The women's movement
The women’s movement in Lebanon emerged in the late 1800s, when women started to make demands for increased rights. Women founded organisations that offered information, vocational training and health care to other women.
During the 1900s, women were on several occasions involved in freedom struggles together with men. However, each uprising has been followed by setbacks for the women’s movement, when sectarian interests and the importance of political stability have been used as arguments for women’s rights to be sidelined.
The strong and active women’s movement has been similarly affected by the armed conflicts that have ravaged Lebanon, in particular the Lebanese Civil War (1975-1990) and the 2006 war between Israel and Hezbollah. Every war has resulted in the women’s movement being pushed further down the agenda.
Progress after Arab Spring
Women’s rights have not improved significantly since the 2006 war, but the uprisings of the so called Arab Spring in 2011 did result in a step forward for the women’s movement. Women’s organisations launched several campaigns, many of which focused on strengthening women’s political participation.
Compared to other countries in the region, the freedom to organise has been relatively good in Lebanon. Two of the women’s movement’s most important issues are women’s citizenship rights and gender-based violence.
For several years, the women’s movement conducted an extensive campaign – initiated by Kvinna till Kvinna’s partner organisation KAFA – to increase women’s protection against domestic violence. Many NGOs have advocated for the Lebanese parliament to pass a law that criminalises domestic violence. Preparations of a draft law began as early as 2007 and in spite of harsh resistance from religious leaders and politicians, the law was finally adopted in 2014.
Religious leaders involved
Several women’s rights organisations provide abused women with helplines, shelters and legal aid. They have carried out major advocacy and media campaigns to raise awareness about violence against women, and some of them have even involved religious leaders to reach as wide an audience as possible.
A number of organisations have taken an active interest in the situation facing LGBTQ persons. The Meem organisation was founded in 2008, to provide support to women from this group. The following year a demonstration for LGBTQ persons’ rights was held in Beirut, the first of its kind in the Arab world. However, organisations working for LGBTQ rights have to be discreet, since these subjects are generally taboo and not accepted by society at large, particular in rural areas outside of capitals.
Support to refugee women
Since 1948, the ongoing conflict between Israel and Palestine has affected Lebanon in many ways. The Palestinians and Syrians that have fled and sought refuge in Lebanon are very vulnerable and receive support from different women’s organisations.

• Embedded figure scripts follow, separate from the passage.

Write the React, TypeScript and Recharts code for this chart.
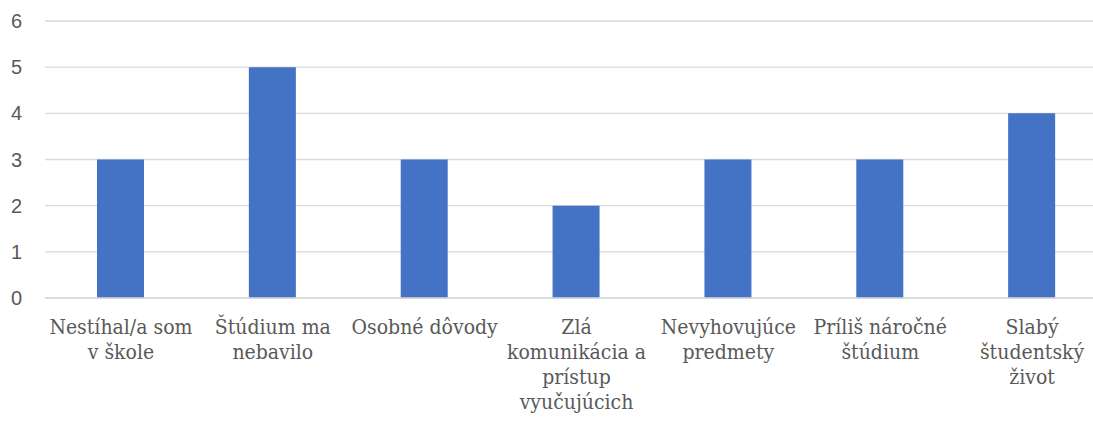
import React from 'react';
import { BarChart, Bar, XAxis, YAxis, CartesianGrid } from 'recharts';

const categories = [
  'Nestíhal/a som v škole',
  'Štúdium ma nebavilo',
  'Osobné dôvody',
  'Zlá komunikácia a prístup vyučujúcich',
  'Nevyhovujúce predmety',
  'Príliš náročné štúdium',
  'Slabý študentský život',
];

// how the labels wrap in the original
const tickLines = [
  ['Nestíhal/a som', 'v škole'],
  ['Štúdium ma', 'nebavilo'],
  ['Osobné dôvody'],
  ['Zlá', 'komunikácia a', 'prístup', 'vyučujúcich'],
  ['Nevyhovujúce', 'predmety'],
  ['Príliš náročné', 'štúdium'],
  ['Slabý', 'študentský', 'život'],
];

const counts = [3, 5, 3, 2, 3, 3, 4];

const yTicks = [0, 1, 2, 3, 4, 5, 6];

const data = categories.map((name, i) => ({ name, count: counts[i] }));

const CategoryTick: React.FC<any> = ({ x, y, payload }) => {
  const lines = tickLines[payload.index] ?? [payload.value];
  return (
    <g transform={`translate(${x},${y + 28})`}>
      {lines.map((line, i) => (
        <text
          key={i}
          x={0}
          y={i * 25}
          textAnchor="middle"
          fill="#595959"
          fontSize={21}
          style={{ fontFamily: "'DejaVu Serif Condensed', 'DejaVu Serif', serif", fontStretch: 'condensed' }}
        >
          {line}
        </text>
      ))}
    </g>
  );
};

const App: React.FC = () => {
  return (
    <div
      style={{
        position: 'absolute',
        left: 0,
        top: 0,
        width: 1093,
        height: 421,
        overflow: 'hidden',
        background: '#fff',
      }}
    >
      <BarChart
        width={1108}
        height={421}
        data={data}
        margin={{ top: 21, right: 0, left: 0, bottom: 0 }}
        barSize={47}
      >
        <CartesianGrid vertical={false} stroke="#D9D9D9" strokeWidth={1.3} />
        <XAxis
          dataKey="name"
          interval={0}
          height={123}
          tickLine={false}
          axisLine={{ stroke: '#D9D9D9', strokeWidth: 1.3 }}
          tick={<CategoryTick />}
        />
        <YAxis
          width={45}
          domain={[0, 6]}
          ticks={yTicks}
          axisLine={false}
          tickLine={false}
          tickMargin={17}
          tick={{ fill: '#595959', fontSize: 20, fontFamily: "'Liberation Sans', Arial, sans-serif" }}
        />
        <Bar dataKey="count" fill="#4472C4" isAnimationActive={false} />
      </BarChart>
    </div>
  );
};

export default App;
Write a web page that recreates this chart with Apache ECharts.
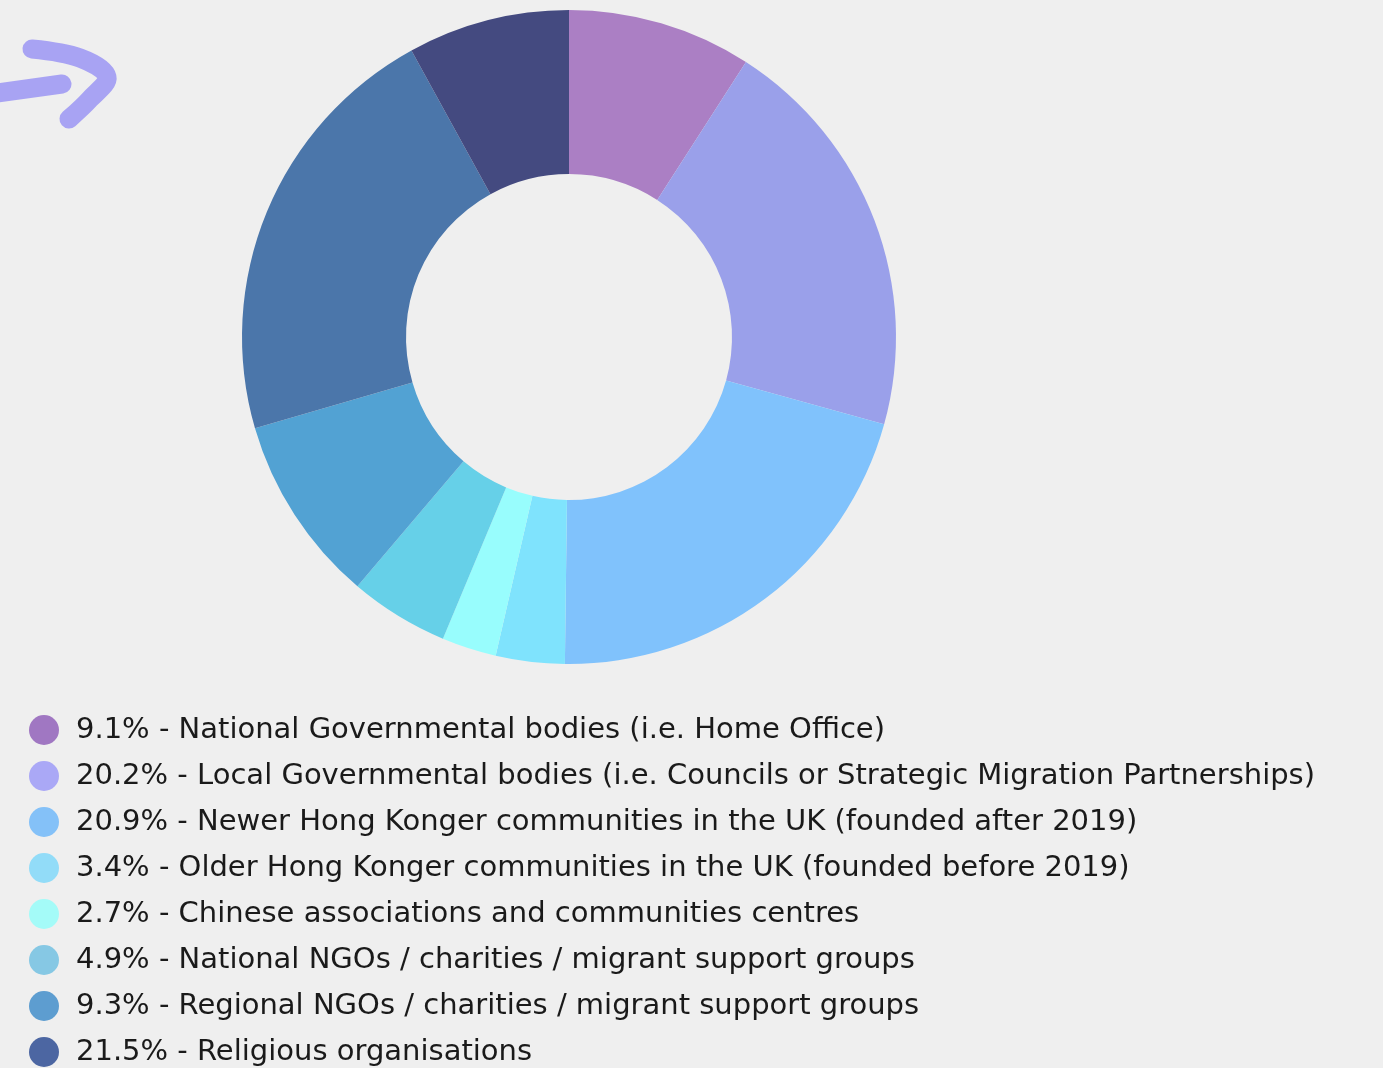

A number of Lebanese women’s organisations work in Palestinian refugee camps. They are trying to break the isolation faced by refugee women and they provide them with psychosocial support and information about women’s rights. Similarly, an increasing number of organisations are getting involved in the situation facing Syrian refugee women and they are trying to offer them both humanitarian aid and access to safe meeting places.